* Start GIVEN MATERIAL *

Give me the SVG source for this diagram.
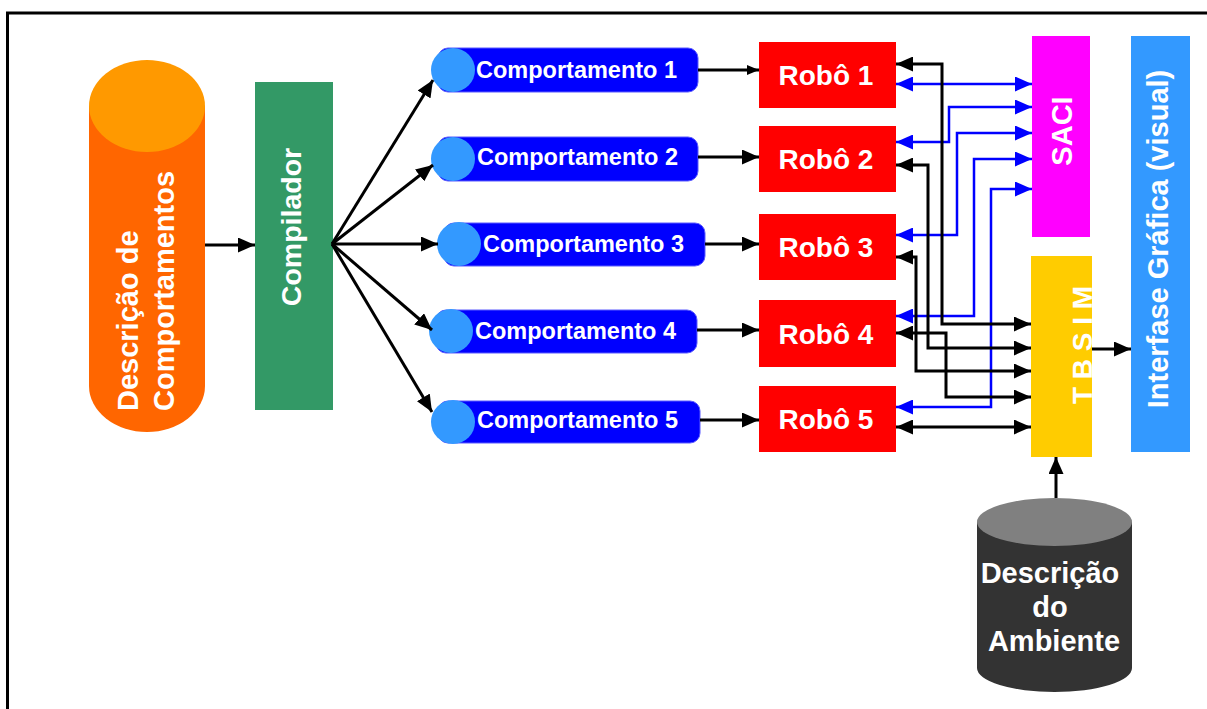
<svg xmlns="http://www.w3.org/2000/svg" width="1207" height="709" viewBox="0 0 1207 709">
  <style>
    .lbl { font-family: "Liberation Sans", Arial, sans-serif; font-weight: bold; fill: #ffffff; }
    .robo rect { fill: #ff0000; }
    .robo text { font-size: 28px; text-anchor: middle; }
    .comp rect { fill: #0000ff; stroke: #5a5aff; stroke-width: 1; }
    .comp circle { fill: #3399ff; }
    .comp text { font-size: 23.5px; }
    .blk { fill: none; stroke: #000000; stroke-width: 3; }
    .blu { fill: none; stroke: #0000ff; stroke-width: 2.5; }
  </style>
  <defs>
    <marker id="ah" markerUnits="userSpaceOnUse" markerWidth="17" markerHeight="15" refX="17" refY="7.5" orient="auto-start-reverse">
      <path d="M0,0 L17,7.5 L0,15 Z" fill="#000000"/>
    </marker>
    <marker id="ahs" markerUnits="userSpaceOnUse" markerWidth="12" markerHeight="10" refX="12" refY="5" orient="auto-start-reverse">
      <path d="M0,0 L12,5 L0,10 Z" fill="#000000"/>
    </marker>
    <marker id="ahb" markerUnits="userSpaceOnUse" markerWidth="17" markerHeight="15" refX="17" refY="7.5" orient="auto-start-reverse">
      <path d="M0,0 L17,7.5 L0,15 Z" fill="#0000ff"/>
    </marker>
  </defs>

  <!-- outer frame -->
  <rect x="7.5" y="13" width="1220" height="720" fill="none" stroke="#000000" stroke-width="3"/>

  <!-- source description cylinder -->
  <g id="descricao-comportamentos">
    <path d="M89,106 V386 A58,46 0 0 0 205,386 V106 Z" fill="#ff6600"/>
    <ellipse cx="147" cy="106" rx="58" ry="46" fill="#ff9900"/>
    <text class="lbl" font-size="29" transform="translate(138,411) rotate(-90)">Descrição de<tspan x="0" dy="36">Comportamentos</tspan></text>
  </g>

  <g id="compilador">
    <rect x="255" y="82" width="78" height="328" fill="#339966"/>
    <text class="lbl" font-size="28.5" text-anchor="middle" transform="translate(301,227) rotate(-90)">Compilador</text>
  </g>

  <!-- behaviours -->
  <g id="comportamento-1" class="comp">
    <rect x="438" y="48" width="260" height="44" rx="10"/>
    <circle cx="453" cy="70" r="22"/>
    <text class="lbl" x="476" y="78">Comportamento 1</text>
  </g>
  <g id="comportamento-2" class="comp">
    <rect x="438" y="137" width="260" height="44" rx="10"/>
    <circle cx="453" cy="159" r="22"/>
    <text class="lbl" x="477" y="165">Comportamento 2</text>
  </g>
  <g id="comportamento-3" class="comp">
    <rect x="444" y="223" width="261" height="43" rx="10"/>
    <circle cx="459" cy="244" r="22"/>
    <text class="lbl" x="483" y="252">Comportamento 3</text>
  </g>
  <g id="comportamento-4" class="comp">
    <rect x="436" y="310" width="261" height="43" rx="10"/>
    <circle cx="451" cy="331" r="22"/>
    <text class="lbl" x="475" y="339">Comportamento 4</text>
  </g>
  <g id="comportamento-5" class="comp">
    <rect x="438" y="401" width="262" height="42" rx="10"/>
    <circle cx="453" cy="422" r="22"/>
    <text class="lbl" x="477" y="428">Comportamento 5</text>
  </g>

  <!-- robots -->
  <g id="robo-1" class="robo">
    <rect x="759" y="42" width="137" height="66"/>
    <text class="lbl" x="826" y="85">Robô 1</text>
  </g>
  <g id="robo-2" class="robo">
    <rect x="759" y="126" width="137" height="66"/>
    <text class="lbl" x="826" y="169">Robô 2</text>
  </g>
  <g id="robo-3" class="robo">
    <rect x="759" y="214" width="137" height="66"/>
    <text class="lbl" x="826" y="257">Robô 3</text>
  </g>
  <g id="robo-4" class="robo">
    <rect x="759" y="300" width="137" height="67"/>
    <text class="lbl" x="826" y="344">Robô 4</text>
  </g>
  <g id="robo-5" class="robo">
    <rect x="759" y="386" width="137" height="66"/>
    <text class="lbl" x="826" y="429">Robô 5</text>
  </g>

  <g id="saci">
    <rect x="1032" y="36" width="58" height="201" fill="#ff00ff"/>
    <text class="lbl" font-size="29" text-anchor="middle" transform="translate(1072,131) rotate(-90)">SACI</text>
  </g>

  <g id="tbsim">
    <rect x="1031" y="256" width="61" height="201" fill="#ffcc00"/>
    <text class="lbl" font-size="28" text-anchor="middle" transform="translate(1092,345) rotate(-90)">T B S I M</text>
  </g>

  <g id="interfase">
    <rect x="1131" y="36" width="59" height="416" fill="#3399ff"/>
    <text class="lbl" font-size="29" text-anchor="middle" transform="translate(1168,239) rotate(-90)">Interfase Gráfica (visual)</text>
  </g>

  <g id="descricao-ambiente">
    <path d="M977,522 V668 A77.5,24 0 0 0 1132,668 V522 Z" fill="#333333"/>
    <ellipse cx="1054.5" cy="522" rx="77.5" ry="24" fill="#808080"/>
    <text class="lbl" font-size="29" text-anchor="middle">
      <tspan x="1054" y="583">Descrição</tspan>
      <tspan x="1054" y="617">do</tspan>
      <tspan x="1054" y="651">Ambiente</tspan>
    </text>
  </g>

  <!-- connectors -->
  <g id="connectors">
    <path class="blk" d="M205,245 H255" marker-end="url(#ah)"/>

    <!-- compiler fan-out -->
    <path class="blk" d="M332,244 L433,80" stroke-width="3.5" marker-end="url(#ah)"/>
    <path class="blk" d="M332,244 L433,165" stroke-width="3.5" marker-end="url(#ah)"/>
    <path class="blk" d="M332,244 L438,244" stroke-width="3.5" marker-end="url(#ah)"/>
    <path class="blk" d="M332,244 L432,330" stroke-width="2.5" marker-end="url(#ah)"/>
    <path class="blk" d="M332,244 L432,412" stroke-width="3.5" marker-end="url(#ah)"/>

    <!-- behaviour to robot -->
    <path class="blk" d="M698,70 H759" stroke-width="1.5" marker-end="url(#ahs)"/>
    <path class="blk" d="M698,157 H759" marker-end="url(#ah)"/>
    <path class="blk" d="M705,244 H759" marker-end="url(#ah)"/>
    <path class="blk" d="M697,330 H759" marker-end="url(#ah)"/>
    <path class="blk" d="M700,420 H759" marker-end="url(#ah)"/>

    <!-- robots to SACI -->
    <path class="blu" d="M896,84 H1032" stroke-width="3" marker-start="url(#ahb)" marker-end="url(#ahb)"/>
    <path class="blu" d="M896,142 H949 V107 H1032" marker-start="url(#ahb)" marker-end="url(#ahb)"/>
    <path class="blu" d="M896,235 H957 V133 H1032" stroke-width="2" marker-start="url(#ahb)" marker-end="url(#ahb)"/>
    <path class="blu" d="M896,316 H974 V159 H1032" stroke-width="1.5" marker-start="url(#ahb)" marker-end="url(#ahb)"/>
    <path class="blu" d="M896,407 H991 V189 H1032" marker-start="url(#ahb)" marker-end="url(#ahb)"/>

    <!-- robots to TBSIM -->
    <path class="blk" d="M896,64 H942 V324 H1031" stroke-width="3.5" marker-start="url(#ah)" marker-end="url(#ah)"/>
    <path class="blk" d="M896,165 H928 V348 H1031" marker-start="url(#ah)" marker-end="url(#ah)"/>
    <path class="blk" d="M896,257 H916 V371 H1031" stroke-width="2.5" marker-start="url(#ah)" marker-end="url(#ah)"/>
    <path class="blk" d="M896,333 H946 V397 H1031" marker-start="url(#ah)" marker-end="url(#ah)"/>
    <path class="blk" d="M896,427 H1031" marker-start="url(#ah)" marker-end="url(#ah)"/>

    <!-- simulator outputs and environment -->
    <path class="blk" d="M1092,349 H1131" marker-end="url(#ah)"/>
    <path class="blk" d="M1056,498 V457" marker-end="url(#ah)"/>
  </g>
</svg>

* End GIVEN MATERIAL *

» GIVEN PROBLEM: Pick each line holding the word "source" out of the data and copy it.

» ANSWER BELOW:
Give me the SVG source for this diagram.
  <!-- source description cylinder -->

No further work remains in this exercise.